1. **Spherical Clusters**:
   - Assumes clusters are roughly spherical and of similar size.

2. **Equal Cluster Sizes**:
   - Assumes clusters are approximately equal in size, which can affect the index if this is not the case.

3. **Distance Metrics**:
   - The choice of distance metric affects the index's results, assuming that the metric adequately captures the cluster structure.

### Summary
- **Davies-Bouldin Index** measures cluster separation and compactness using intra-cluster and inter-cluster distances. It assumes spherical clusters, equal sizes, and depends on the distance metric used.

Q12. Can the Silhouette Coefficient be used to evaluate hierarchical clustering algorithms?
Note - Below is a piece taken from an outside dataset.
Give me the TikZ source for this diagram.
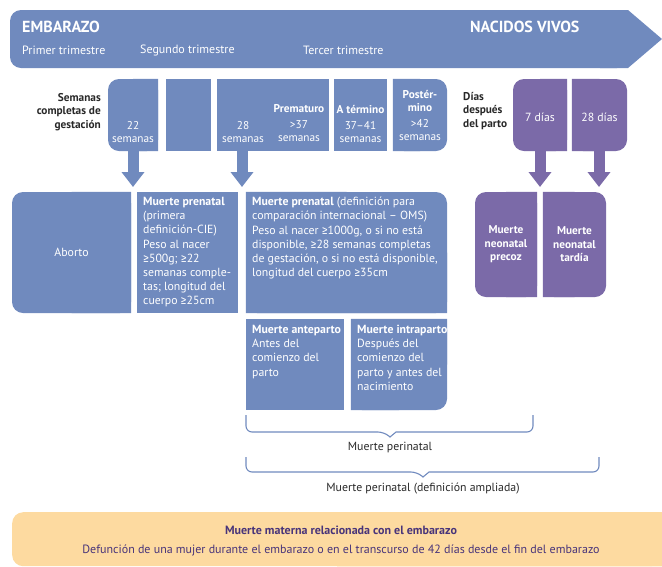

If so, how?

**Yes**, the Silhouette Coefficient can be used to evaluate hierarchical clustering algorithms.

### How to Use the Silhouette Coefficient with Hierarchical Clustering:

1. **Apply Hierarchical Clustering**:
   - Perform hierarchical clustering on your dataset using algorithms like agglomerative or divisive methods.

2. **Cut the Dendrogram**:
   - Decide on the number of clusters by cutting the dendrogram at a specific level to form a flat clustering.

3. **Calculate Silhouette Scores**:
   - For each point in the clusters obtained from hierarchical clustering, compute the Silhouette Coefficient to assess how well each point fits within its cluster compared to others.

4. **Analyze Results**:
   - Aggregate the Silhouette Coefficients for all points to get an average score for the clustering. Higher average scores indicate better clustering quality.

### Summary
- The **Silhouette Coefficient** is applicable to hierarchical clustering by evaluating the quality of clusters after cutting the dendrogram. It helps assess how well-separated and compact the clusters are, similar to its use in other clustering methods.